Survival rules for any child process

Pulling the loose threads together, the rules that save you from production grief:

  • Always pass args as an array. spawn("ffmpeg", ["-i", input]), not spawn("ffmpeg -i " + input). Even if "the input is safe" today, that assumption rots fast.
  • Always have a timeout. Either the built-in timeout option (which sends SIGTERM after the duration) or your own setTimeout + two-stage kill. A child that doesn't have a timeout is a future incident.
  • Always handle error on the child and on every stream you attach to. Unhandled stream errors crash the parent.
  • Always check the exit code. A child that exits non-zero is usually a problem, even if it printed something that looked like success.
  • Drain the streams or use stdio: "ignore". Half-drained pipes fill OS buffers and hang the child.
  • Don't pass secrets through command-line args. They show up in ps. Use env vars or stdin.
  • Reap your children. Detached processes with detached: true need explicit unref() and explicit cleanup, or you build a zombie farm.
  • For repeated work, pool. Don't pay startup cost per request.

None of these rules are exotic. They're just easy to forget when you're three weeks into a feature and the snippet you started with was a four-line exec call.

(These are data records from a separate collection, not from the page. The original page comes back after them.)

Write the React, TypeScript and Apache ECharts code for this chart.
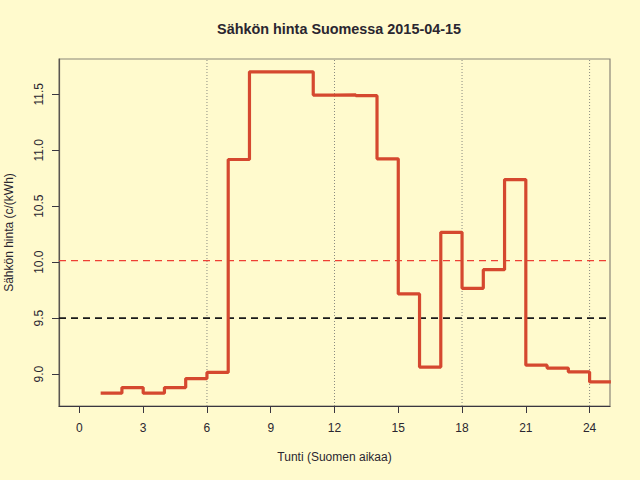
import React, { useEffect, useRef } from "react";
import * as echarts from "echarts";

const hours = [1, 2, 3, 4, 5, 6, 7, 8, 9, 10, 11, 12, 13, 14, 15, 16, 17, 18, 19, 20, 21, 22, 23, 24];
const prices = [8.83, 8.88, 8.83, 8.88, 8.96, 9.015, 10.917, 11.70, 11.70, 11.70, 11.493, 11.495, 11.487, 10.923, 9.716, 9.063, 10.267, 9.766, 9.933, 10.738, 9.08, 9.054, 9.02, 8.93];
const xTicks = [0, 3, 6, 9, 12, 15, 18, 21, 24];
const yTicks = [9.0, 9.5, 10.0, 10.5, 11.0, 11.5];
const guideHours = [6, 12, 18, 24];
const meanPrice = 10.013;
const refPrice = 9.5;

const BG = "#FFFACD";
const TXT = "#2a2630";

export default function App() {
  const ref = useRef<HTMLDivElement>(null);
  useEffect(() => {
    if (!ref.current) return;
    const chart = echarts.init(ref.current, null, { renderer: "svg" });
    const stepData: number[][] = hours.map((h, i) => [h, prices[i]]);
    stepData.push([hours[hours.length - 1] + 1, prices[prices.length - 1]]);
    const xMin = 0 - 0.04 * 24;
    const xMax = 24 + 0.04 * 24;
    const pMin = Math.min(...prices);
    const pMax = Math.max(...prices);
    const yMin = pMin - 0.04 * (pMax - pMin);
    const yMax = pMax + 0.04 * (pMax - pMin);
    const hLine = (val: number, color: string, type: any, width: number) => ({
      type: "line",
      data: [
        [xMin, val],
        [xMax, val],
      ],
      symbol: "none",
      showSymbol: false,
      silent: true,
      lineStyle: { color, type, width },
      z: 2,
    });
    const vLine = (h: number) => ({
      type: "line",
      data: [
        [h, yMin],
        [h, yMax],
      ],
      symbol: "none",
      showSymbol: false,
      silent: true,
      lineStyle: { color: "#8a8a80", type: [1, 2], width: 1 },
      z: 1,
    });
    chart.setOption({
      animation: false,
      backgroundColor: BG,
      title: {
        text: "Sähkön hinta Suomessa 2015-04-15",
        left: 334,
        top: 17,
        textAlign: "center",
        textStyle: { fontFamily: "Liberation Sans", fontSize: 14.4, fontWeight: "bold", color: TXT },
      },
      grid: {
        left: 59,
        right: 30,
        top: 59,
        bottom: 74,
        outerBoundsMode: "none",
        containLabel: false,
        show: true,
        backgroundColor: BG,
        borderColor: "#8a8578",
        borderWidth: 1.2,
      },
      xAxis: {
        type: "value",
        min: xMin,
        max: xMax,
        name: "Tunti (Suomen aikaa)",
        nameLocation: "middle",
        nameGap: 45,
        nameTextStyle: { fontFamily: "Liberation Sans", fontSize: 12, color: TXT },
        axisLine: { show: true, onZero: false, lineStyle: { color: "#3a3640", width: 1.2 } },
        axisTick: { show: true, length: 7, customValues: xTicks, lineStyle: { color: "#3a3640" } },
        axisLabel: {
          customValues: xTicks,
          margin: 16,
          fontFamily: "Liberation Sans",
          fontSize: 12,
          color: TXT,
          formatter: (v: number) => String(v),
        },
        splitLine: { show: false },
      },
      yAxis: {
        type: "value",
        min: yMin,
        max: yMax,
        name: "Sähkön hinta (c/(kWh)",
        nameLocation: "middle",
        nameGap: 44,
        nameTextStyle: { fontFamily: "Liberation Sans", fontSize: 12, color: TXT },
        axisLine: { show: true, onZero: false, lineStyle: { color: "#5a5650", width: 1.2 } },
        axisTick: { show: true, length: 7, customValues: yTicks, lineStyle: { color: "#3a3640" } },
        axisLabel: {
          customValues: yTicks,
          rotate: 90,
          margin: 14,
          fontFamily: "Liberation Sans",
          fontSize: 12,
          color: TXT,
          formatter: (v: number) => v.toFixed(1),
        },
        splitLine: { show: false },
      },
      series: [
        ...guideHours.map(vLine),
        hLine(meanPrice, "#EE4035", [7, 5], 1.3),
        hLine(refPrice, "#1a1a1a", [7, 5], 1.6),
        {
          type: "line",
          step: "end",
          data: stepData,
          showSymbol: false,
          symbol: "none",
          clip: true,
          lineStyle: { color: "#D5482F", width: 3.2 },
          z: 3,
        },
      ],
    });
    return () => chart.dispose();
  }, []);
  return <div ref={ref} style={{ width: 640, height: 480, position: "absolute", left: 0, top: 0 }} />;
}
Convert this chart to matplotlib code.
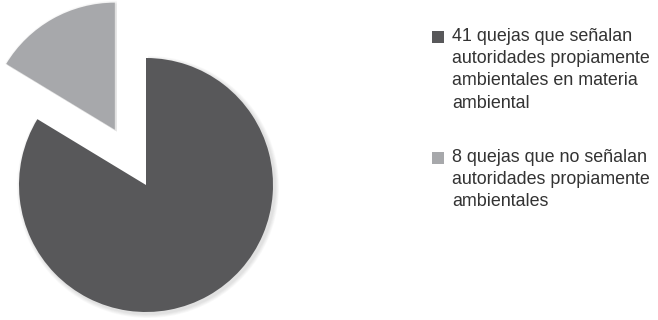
import matplotlib
matplotlib.use("Agg")
import matplotlib.pyplot as plt
from matplotlib.patches import Rectangle

values = [41, 8]
labels = ["41 quejas que señalan\nautoridades propiamente\nambientales en materia\nambiental",
          "8 quejas que no señalan\nautoridades propiamente\nambientales"]
colors = ["#58585a", "#a7a8ab"]
explode_frac = [0, 0.5]

W, H = 658, 320
fig = plt.figure(figsize=(W / 100, H / 100), dpi=100)
ax = fig.add_axes([0, 0, 1, 1])

cx, cy, r = 146, H - 185, 127
expl = [e * r for e in explode_frac]

# soft shadow
for k in range(1, 6):
    wedges, _ = ax.pie(values, colors=["#000000"] * 2, explode=expl, startangle=90,
                       counterclock=False, center=(cx + 2, cy - 2), radius=r + k * 0.8,
                       wedgeprops=dict(linewidth=0, alpha=0.025))

ax.pie(values, colors=colors, explode=expl, startangle=90,
       counterclock=False, center=(cx, cy), radius=r, wedgeprops=dict(linewidth=0))
ax.set_xlim(0, W)
ax.set_ylim(0, H)
ax.set_aspect("equal")
ax.axis("off")

text_color = "#333333"
label_y = [37, 158]
for lab, col, y in zip(labels, colors, label_y):
    fig.patches.append(Rectangle((432 / W, 1 - (y + 6) / H), 12 / W, 12 / H,
                                 transform=fig.transFigure, color=col, lw=0))
    fig.text(452 / W, 1 - (y - 9) / H, lab, ha="left", va="top",
             fontsize=12.9, family="Liberation Sans", color=text_color, linespacing=1.4)

fig.savefig("out.png", dpi=100)
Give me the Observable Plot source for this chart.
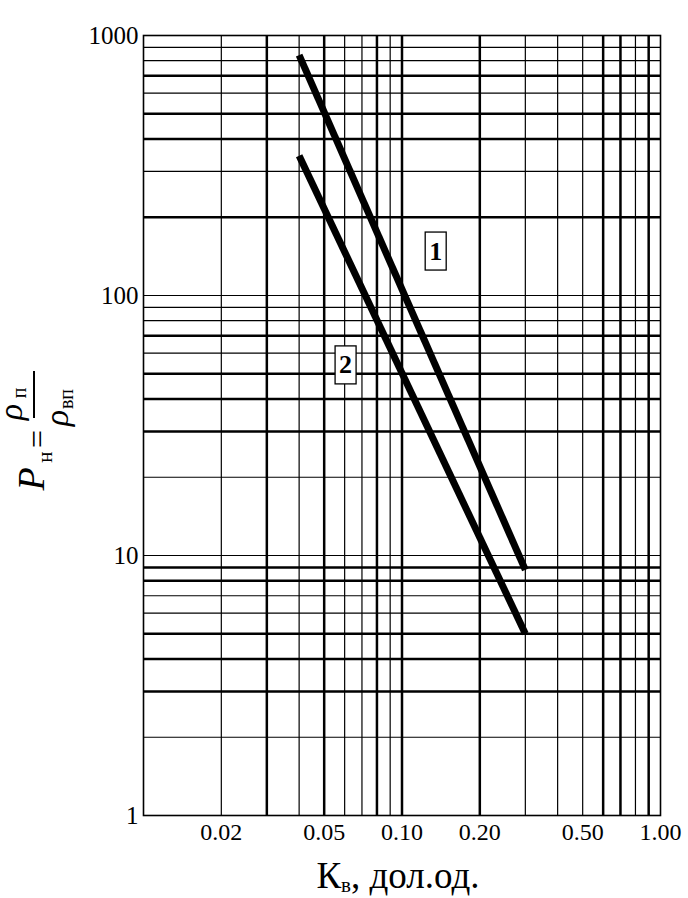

So when should you reach for it?

A short version, to keep in your head:

  • Run a binary that isn't Node: yes, spawn or execFile.
  • Run a script in another language: yes, spawn, ideally pooled.
  • Heavy CPU work in JavaScript: no. Use worker_threads.
  • Isolate code that might crash: yes, fork or spawn, and supervise it.
  • Isolate code that might be hostile: child_process is a layer, not the whole answer. Pair it with containers or a microVM.
  • Daemonize / background work: yes, spawn with detached: true and unref(), but cleanup is on you.
  • Shell pipelines with redirects and globs: exec with a fully-controlled command string, or skip the shell and do the wiring in Node.

The four functions look almost identical in the docs page. They are not. Pick the one that matches what you're actually doing, set a timeout, pass args as an array, and don't confuse process boundaries with security boundaries. That's most of it.